Quelques pistes pour avancer quand même
Rien ne sert de courir, il faut partir à point, dit le proverbe. S’il est tout à fait louable de vouloir réduire la pauvreté au Canada, il serait dommage d’en perdre le potentiel par défaut de bien asseoir cette intention sur des bases fiables et susceptibles d’être reconnues comme telles.
La MPC est un repère intéressant au plan de la mesure. Encore faut-il en prendre soin. L’établir maintenant comme seuil officiel de la pauvreté au Canada vient compromettre son bon usage. Consulter à son sujet est bien… si on le fait de façon ordonnée et attentive à l’état des connaissances, sans sauter d’étape entre ce qu’on sait et ce qu’on ne sait pas.
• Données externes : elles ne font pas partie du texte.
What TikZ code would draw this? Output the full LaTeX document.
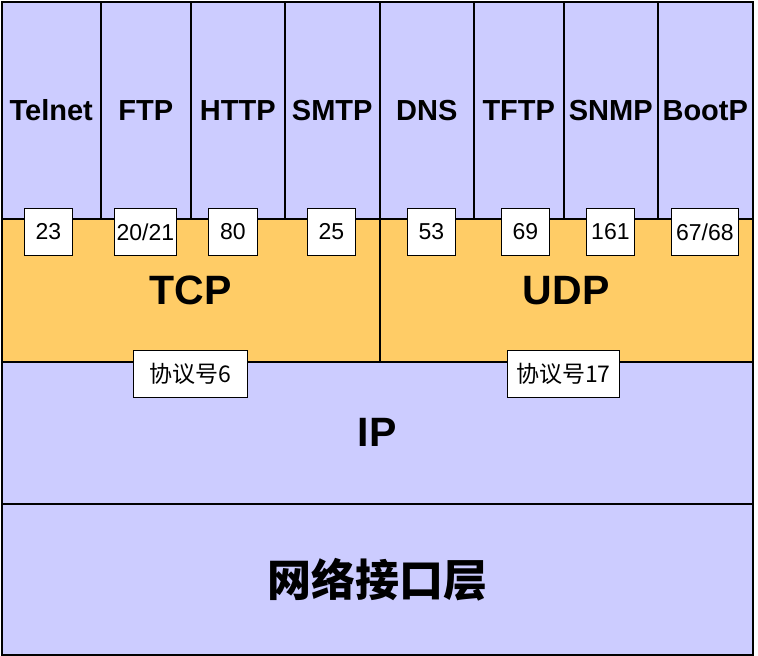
\documentclass[tikz,border=0pt]{standalone}
\usepackage{fontspec}
\setmainfont{Liberation Sans}
\newfontfamily\cjk{Noto Sans CJK SC}
\definecolor{lav}{HTML}{CCCCFF}
\definecolor{tcpor}{HTML}{FFCC66}
\tikzset{
  layerbox/.style={draw,line width=1.5pt,inner sep=0pt,anchor=north west},
  appbox/.style={layerbox,fill=lav,font=\bfseries\fontsize{29}{29}\selectfont},
  portbox/.style={draw,fill=white,line width=0.8pt,inner sep=0pt,anchor=north west,minimum height=47,font=\fontsize{23}{23}\selectfont},
}
\begin{document}
\begin{tikzpicture}[x=1pt,y=-1pt]
    \useasboundingbox (0,0) rectangle (758,656);
    %% Application protocols
    \foreach \name/\a/\b in {Telnet/1/100,FTP/100/190,HTTP/190/284,SMTP/284/379,DNS/379/473,TFTP/473/563,SNMP/563/657,BootP/657/752}
        \node[appbox,minimum width=\b-\a,minimum height=217] (\name) at (\a,1) {\name};
    %% Transport layer
    \node[layerbox,fill=tcpor,minimum width=378,minimum height=143,font=\bfseries\fontsize{41}{41}\selectfont] (tcp) at (1,218) {TCP};
    \node[layerbox,fill=tcpor,minimum width=373,minimum height=143,font=\bfseries\fontsize{41}{41}\selectfont] (udp) at (379,218) {UDP};
    %% IP and network interface
    \node[layerbox,fill=lav,minimum width=751,minimum height=142,font=\bfseries\fontsize{41}{41}\selectfont] (ip) at (1,361) {IP};
    \node[layerbox,fill=lav,minimum width=751,minimum height=151,font=\cjk\bfseries\fontsize{44}{44}\selectfont] (net) at (1,503) {网络接口层};
    %% Port numbers
    \foreach \a/\b/\port [count=\i] in {24/72/23,114/176/{20/21},208/257/80,307/355/25,407/455/53,501/549/69,586/634/161,671/738/{67/68}}
        \node[portbox,minimum width=\b-\a] (port\i) at (\a,208) {\port};
    %% Protocol numbers
    \node[portbox,minimum width=114,font=\cjk\fontsize{23}{23}\selectfont] (tcpnum) at (133,350) {协议号6};
    \node[portbox,minimum width=112,font=\cjk\fontsize{23}{23}\selectfont] (udpnum) at (507,350) {协议号17};
\end{tikzpicture}
\end{document}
Comment avancer quand même, si le gouvernement fédéral est sérieux dans son intention de réduire la pauvreté ?
Voici quelques suggestions :
- ne pas se limiter à la MPC pour suivre les situations de pauvreté et plutôt caractériser l’apport des seuils de faible revenu existants ou à l’étude à cet égard ;
- modifier le projet de loi C-87 en conséquence et retirer l’inscription de la MPC comme seuil officiel de pauvreté au Canada, quitte à la caractériser comme seuil de référence pour suivre les situations de pauvreté sous l’angle de la couverture des besoins de base, comme au Québec ;
- maintenir les cibles de réduction des taux de faible revenu annoncées par rapport au seuil de la MPC sans les attacher à la sortie de la pauvreté, quitte à inscrire des cibles supplémentaires pour la sortie de la pauvreté ;
- mettre en place le comité consultatif national prévu, en y assurant une représentation des groupes de défense des droits et des personnes ayant l’expérience de la pauvreté ;
- interagir avec ce comité en vue de développer un programme concret de mesures, manquant à ce jour, permettant d’atteindre ces cibles ;
- maintenir une distinction entre la couverture des besoins de base, telle qu’indiquée par la MPC, et la sortie de la pauvreté, telle qu’indiquée par l’ensemble des conditions à réunir pour rencontrer la définition de la pauvreté donnée dans la stratégie nationale ;
- faire évoluer cette définition et son interprétation en tenant compte aussi d’un ensemble de droits à pouvoir exercer comme on le retrouve dans la définition donnée par le Comité des droits économiques, sociaux et culturels des Nations Unies ;
- conformément à la position, souvent citée, émise en 1997 par Ivan P. Fellegi, le statisticien en chef de l’époque, demander à Statistique Canada de chercher quel type d’indicateur pourrait correspondre plus amplement à la sortie de la pauvreté selon la définition envisagée, en regardant notamment les travaux effectués au Canada sur le salaire viable et le revenu viable ;
- poursuivre la révision de la MPC en cours à Statistique Canada et assurer la bonne tenue des enquêtes qui permettent de la calculer ;
- suspendre les questions de la consultation en ligne sur la MPC touchant à la répartition des dépenses relatives au panier de consommation pour d’autres tailles de ménage que le ménage de référence (4 personnes), mener des études sur des coefficients réalistes de répartition des dépenses dans les sections du panier de consommation en fonction de la taille des ménages dans l’esprit de l’étude du CÉPE de 2010, et reprendre ensuite la consultation sur cet aspect ;
- observer où se situent l’ensemble des ménages au-dessous et au-dessus du seuil de la MPC et de tout seuil servant à caractériser les situations de pauvreté, afin de relier les actions de réduction de la pauvreté envisagées au continuum des disparités de niveaux de vie et aux actions de réduction des inégalités qui devraient y être associées dans l’ensemble du pacte social et fiscal.
Il est encore temps d’y voir et de prendre une direction qui puisse tenir dans le temps et produire les résultats attendus. Espérons que le gouvernement fédéral en saisisse l’importance et procède aux ajustements nécessaires. La suite en vaut la peine.